I was recently coaching an attorney at a small east coast law firm who was lamenting how slow new business has become in the past few months. As we talked, I asked him, as I ask dozens of attorneys every week, “What have you done in the past 3 months to build relationships with potential referral partners?” He mentioned going to lunch a few times and speaking with a couple over the phone when they made a referral to him.
I asked him to open up his Outlook contact database; there were more than 200 non-client contacts in it including: accountants, financial planners, angel investors, business brokers, and private investment bankers.
Here’s the 3 keys I shared with him to develop the relationships in his “golden Rolodex.”
Law Firm Marketing Key 1: When It Comes to Referral Relationships Take an Active Role
There is a Jewish saying “A man who has friends must show himself to be friendly.” Don’t wait for someone to take the initiative and contact you be the first to reach out. In the last few years we have coached and trained over 6,000 attorneys and the ones who are the best rainmakers are the ones who make at least 3-4 contacts with potential referral sources every week.
Action Step: Take 2 minutes and scan your contact list. Select 15 to 20 names of potential or current referral sources and send them an email or better yet, pick up the phone and call them with an invitation for lunch or coffee. Set a goal of having three face-to-face meetings per week for the next month.
Here’s a sample script: “It’s been a while since we’ve connected. I was wondering what your schedule looks like for the next week. I’d like to get together with you for lunch or coffee, just to catch up, my treat. Let me know what dates would work better for you.”
Law Firm Marketing Key 2: Increase the Frequency of Your Contact
Try as we might, it’s difficult with our hectic schedules to meet with every potential referral source on a regular basis. Here’s one strategy I teach lawyers: Set up a Google Alert for a specific phrase that would be of interest to your referral sources such as “becoming a rainmaker.”
Collect interesting articles and keep them in a separate folder (Referral Articles). Once a month pull one out, print off a bunch of copies and attach a brief handwritten note on each copy (“I thought you might enjoy this article.”). Enclose your business card and mail a copy of the article to all of your referral sources.
Several of my clients have doubled and tripled their referrals in 6 months using this simple technique to stay in front of his referral sources on a frequent basis. You can set up a Google alert at: www.google.com/alerts
Law Firm Marketing Key 3: Focus on Serving Not Selling
When you meet with referral sources don’t make the mistake of dominating the conversation. You are there to listen and learn, not hear yourself talk. Any attempt to sell them on your services will be a complete waste of your time and theirs.
Look for ways you can serve them and their clients by connecting them with other resources or pointing them in the right direction regarding a legal issue. Ask a lot of questions about their business. For example:
* How did you first get started in your line of work?
* What are some of the major trends in your industry?

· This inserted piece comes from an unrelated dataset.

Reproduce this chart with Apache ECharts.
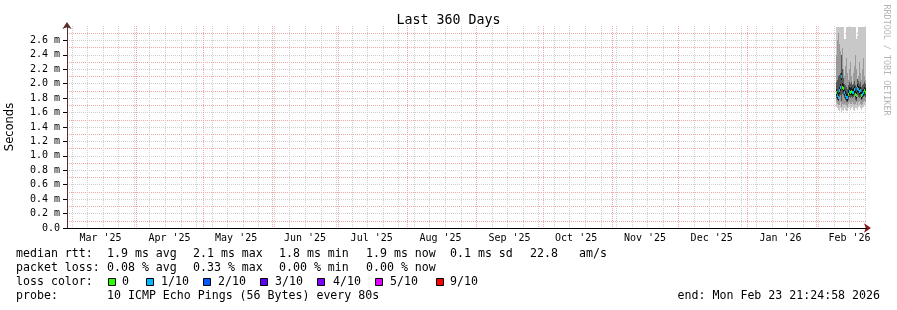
<!DOCTYPE html>
<html><head><meta charset="utf-8">
<script src="https://cdn.jsdelivr.net/npm/echarts@6/dist/echarts.min.js"></script>
<style>html,body{margin:0;padding:0;background:#fff}#c{width:897px;height:310px}</style>
</head><body><div id="c"></div>
<script>
// ---- time range ----
const END_TIME = '2026-02-23T21:24:58Z';
const SPAN_DAYS = 360;
// ---- x axis: month boundaries (major grid) and month labels ----
const monthStarts = ['2025-03-01','2025-04-01','2025-05-01','2025-06-01','2025-07-01','2025-08-01','2025-09-01','2025-10-01','2025-11-01','2025-12-01','2026-01-01','2026-02-01'];
const monthLabels = ["Mar '25","Apr '25","May '25","Jun '25","Jul '25","Aug '25","Sep '25","Oct '25","Nov '25","Dec '25","Jan '26","Feb '26"];
const monthLabelDates = ['2025-03-16','2025-04-16','2025-05-16','2025-06-16','2025-07-16','2025-08-16','2025-09-16','2025-10-16','2025-11-16','2025-12-16','2026-01-16','2026-02-16'];
// minor grid: weeks starting Monday
const firstMonday = '2025-03-03';
// ---- y axis ----
const yMin = 0, yMax = 2.8, yMinorStep = 0.1, yMajorStep = 0.2;
// ---- smoke data (ms), one column per RRD consolidation step ----
const smokeStart = '2026-02-09T22:00:00Z';
const smokeStepHours = 10.8;
const smokeMax   = [2.78,2.78,2.78,2.78,2.78,2.78,2.78,2.78,2.62,2.62,2.78,2.78,2.78,2.78,2.78,2.78,2.78,2.78,2.78,2.78,2.62,2.66,2.78,2.78,2.78,2.78,2.78,2.78,2.78,2.78];
const smokeMin   = [1.68,1.66,1.64,1.62,1.66,1.60,1.64,1.62,1.66,1.64,1.62,1.62,1.66,1.68,1.64,1.66,1.68,1.64,1.62,1.66,1.66,1.64,1.68,1.70,1.66,1.64,1.66,1.68,1.70,1.68];
const smokeHi2   = [2.40,2.60,2.70,2.55,2.45,2.30,2.50,2.20,2.10,2.25,2.35,2.15,2.05,2.20,2.30,2.10,2.00,2.15,2.25,2.40,2.20,2.05,2.10,2.30,2.15,2.05,2.20,2.35,2.10,2.05];
const smokeLo2   = [1.74,1.72,1.70,1.70,1.74,1.68,1.72,1.70,1.72,1.70,1.70,1.68,1.72,1.74,1.72,1.72,1.74,1.72,1.70,1.72,1.74,1.70,1.74,1.76,1.72,1.70,1.72,1.74,1.76,1.74];
const smokeHi3   = [2.02,2.05,2.10,2.12,2.15,2.40,2.20,2.08,2.00,1.98,1.95,1.92,1.98,2.02,2.00,2.02,1.98,2.00,2.04,1.98,1.95,2.06,2.04,2.00,2.02,1.96,1.98,2.00,2.02,2.00];
const smokeLo3   = [1.80,1.77,1.76,1.82,1.84,1.76,1.86,1.84,1.80,1.77,1.75,1.74,1.78,1.82,1.80,1.82,1.80,1.82,1.84,1.78,1.76,1.84,1.82,1.80,1.82,1.77,1.79,1.81,1.83,1.81];
const smokeMedian= [1.88,1.84,1.82,1.91,1.95,2.10,1.96,1.94,1.88,1.85,1.82,1.81,1.86,1.90,1.89,1.90,1.88,1.89,1.92,1.86,1.84,1.94,1.92,1.90,1.91,1.84,1.86,1.88,1.91,1.89];
const smokeLoss  = [0,1,1,1,1,1,0,0,1,1,1,1,0,1,0,0,1,1,1,0,0,1,1,1,1,0,1,1,0,0];
// ---- legend ----
const lossColors = ['#26ff00','#00b8ff','#0059ff','#5e00ff','#7e00ff','#dd00ff','#ff0000'];
const lossLabels = ['0','1/10','2/10','3/10','4/10','5/10','9/10'];
const statsRtt  = ['1.9 ms avg','2.1 ms max','1.8 ms min','1.9 ms now','0.1 ms sd','22.8','am/s'];
const statsLoss = ['0.08 % avg','0.33 % max','0.00 % min','0.00 % now'];
const probeText = '10 ICMP Echo Pings (56 Bytes) every 80s';
const endText = 'end: Mon Feb 23 21:24:58 2026';

const DAY = 86400000;
const endMs = Date.parse(END_TIME);
const startMs = endMs - SPAN_DAYS*DAY;
const ms = s => Date.parse(s.length === 10 ? s + 'T00:00:00Z' : s);
const majorLines = monthStarts.map(ms);
const minorLines = [];
for (let t = ms(firstMonday); t <= endMs; t += 7*DAY) minorLines.push(t);
const labelVals = monthLabelDates.map(ms);
const stepMs = smokeStepHours*3600000;
const smokeData = smokeMedian.map((m,i)=>[ms(smokeStart)+i*stepMs, smokeMin[i], smokeMax[i], smokeLo2[i], smokeHi2[i], smokeLo3[i], smokeHi3[i], m, smokeLoss[i]]);

const MONO = '"DejaVu Sans Mono", monospace';
const MAJOR_COL = '#f2a6a6', MINOR_COL = '#cfcfcf';
const chart = echarts.init(document.getElementById('c'), null, {renderer:'canvas'});

function gridLineRender(color){
  return function(params, api){
    const p0 = api.coord([api.value(0), yMin]);
    const p1 = api.coord([api.value(0), yMax]);
    const x = Math.round(p0[0]) + 0.5;
    const y1 = Math.round(p1[1]), y2 = Math.round(p0[1]);
    return {type:'line', silent:true, shape:{x1:x,y1:y1,x2:x,y2:y2}, style:{stroke:color,lineWidth:1,lineDash:[1,1],lineCap:'butt'}};
  };
}

const legendRows = [];
function txt(x,y,s,extra){ return Object.assign({type:'text', x:x, y:y, style:{text:s, font:'11.6px '+MONO, fill:'#000', textVerticalAlign:'middle'}}, extra||{}); }
const rttX = [107,193,279,366,450,530,579];
const lossX = [107,193,279,366];
const boxX = [108,146,203,260,317,375,436];
const lblX = [122,161,218,275,333,390,450];
legendRows.push(txt(16,254,'median rtt:'));
statsRtt.forEach((s,i)=>legendRows.push(txt(rttX[i],254,s)));
legendRows.push(txt(16,268,'packet loss:'));
statsLoss.forEach((s,i)=>legendRows.push(txt(lossX[i],268,s)));
legendRows.push(txt(16,282,'loss color:'));
lossColors.forEach((c,i)=>{
  legendRows.push({type:'rect', shape:{x:boxX[i]+0.5,y:278.5,width:7,height:7}, style:{fill:c, stroke:'#000', lineWidth:1}});
  legendRows.push(txt(lblX[i],282,lossLabels[i]));
});
legendRows.push(txt(16,296,'probe:'));
legendRows.push(txt(107,296,probeText));
legendRows.push({type:'text', right:17, y:296, style:{text:endText, font:'11.6px '+MONO, fill:'#000', textVerticalAlign:'middle'}});
legendRows.push({type:'text', x:886, y:60, rotation:-Math.PI/2, style:{text:'RRDTOOL / TOBI OETIKER', font:'8.4px '+MONO, fill:'#b4b4b4', textAlign:'center', textVerticalAlign:'middle'}});

const option = {
  animation:false,
  backgroundColor:'#fff',
  title:{text:'Last 360 Days', left:'center', top:9, textStyle:{fontFamily:MONO, fontSize:13.3, fontWeight:'normal', color:'#000'}},
  grid:{left:67, top:26, width:800, height:202, containLabel:false, outerBoundsMode:'none'},
  xAxis:[{
    type:'value', min:startMs, max:endMs, z:3, position:'bottom',
    axisLine:{show:true, onZero:false, lineStyle:{color:'#000', width:1}},
    axisTick:{show:false},
    splitLine:{show:false},
    axisLabel:{show:true, customValues:labelVals, margin:5, fontFamily:MONO, fontSize:10, color:'#000',
      formatter:v=>{const i=labelVals.indexOf(v); return i>=0?monthLabels[i]:'';}}
  },{
    type:'value', min:startMs, max:endMs, z:2, position:'bottom',
    axisLine:{show:true, onZero:false, symbol:['none','arrow'], symbolSize:[7,7], symbolOffset:[0,4], lineStyle:{color:'#8b1a1a', width:1}},
    axisTick:{show:false}, axisLabel:{show:false}, splitLine:{show:false}
  }],
  yAxis:[{
    type:'value', min:yMin, max:yMax, interval:yMinorStep, z:1, position:'left',
    axisLine:{show:false}, axisTick:{show:false}, axisLabel:{show:false},
    splitLine:{show:true, showMinLine:false, showMaxLine:false, lineStyle:{color:[MAJOR_COL, MINOR_COL], type:[1,1], width:1}}
  },{
    type:'value', min:yMin, max:yMax, interval:yMajorStep, z:3, position:'left',
    name:'Seconds', nameLocation:'middle', nameGap:51, nameRotate:90,
    nameTextStyle:{fontFamily:'"DejaVu Sans", sans-serif', fontSize:11.5, color:'#000'},
    axisLine:{show:true, onZero:false, symbol:['none','arrow'], symbolSize:[7,7], symbolOffset:[0,4], lineStyle:{color:'#5a2a2a', width:1}},
    axisTick:{show:true, length:4, lineStyle:{color:'#000'}},
    splitLine:{show:false},
    axisLabel:{show:true, margin:7, fontFamily:MONO, fontSize:10, color:'#000', showMaxLabel:false,
      formatter:v=> Math.abs(v-Math.round(v/yMajorStep)*yMajorStep)>1e-6 || v>2.7 ? '' : (v===0?'0.0':v.toFixed(1)+' m')}
  }],
  graphic:legendRows,
  series:[
    {type:'custom', xAxisIndex:0, yAxisIndex:0, z:1, silent:true, data:minorLines.map(t=>[t]), renderItem:gridLineRender(MINOR_COL)},
    {type:'custom', xAxisIndex:0, yAxisIndex:0, z:1, silent:true, data:majorLines.map(t=>[t]), renderItem:gridLineRender(MAJOR_COL)},
    {type:'custom', xAxisIndex:0, yAxisIndex:0, z:5, silent:true, data:smokeData,
      renderItem:function(params, api){
        const t = api.value(0);
        const xa = Math.round(api.coord([t, 0])[0]), xb = Math.round(api.coord([t+stepMs, 0])[0]);
        const w = Math.max(1, xb-xa);
        const band = (lo,hi,color)=>{const a=Math.round(api.coord([t,hi])[1]), b=Math.round(api.coord([t,lo])[1]); return {type:'rect', shape:{x:xa,y:a,width:w,height:b-a}, style:{fill:color}};};
        const m = api.value(7);
        const my = Math.round(api.coord([t,m])[1]);
        const kids = [
          band(api.value(1), api.value(2), '#c8c8c8'),
          band(api.value(3), api.value(4), '#9a9a9a'),
          band(api.value(5), api.value(6), '#555555'),
          band(m-0.05, m+0.05, '#1a1a1a'),
          {type:'rect', shape:{x:xa,y:my-1,width:w,height:3}, style:{fill:lossColors[api.value(8)]}}
        ];
        return {type:'group', children:kids};
      }}
  ]
};
chart.setOption(option);
</script></body></html>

* What kinds of challenges do you face?
* What do you like best/worst about your job?
* And here’s the most important question: How will I know if I’m talking to someone who’s a good referral for you?
Educate them about your Ideal Target Market and how you can benefit their clients only after you have carefully listened to them.
Attorneys who want to become top Rainmakers don’t wait for the door to knock or the phone to ring or the referral to come in. They take the initiative, stay in touch, and focus on serving their referral sources, not selling them a service. Remember, people will forget what you tell them. They may even forget your name, but they will never forget how you made them feel.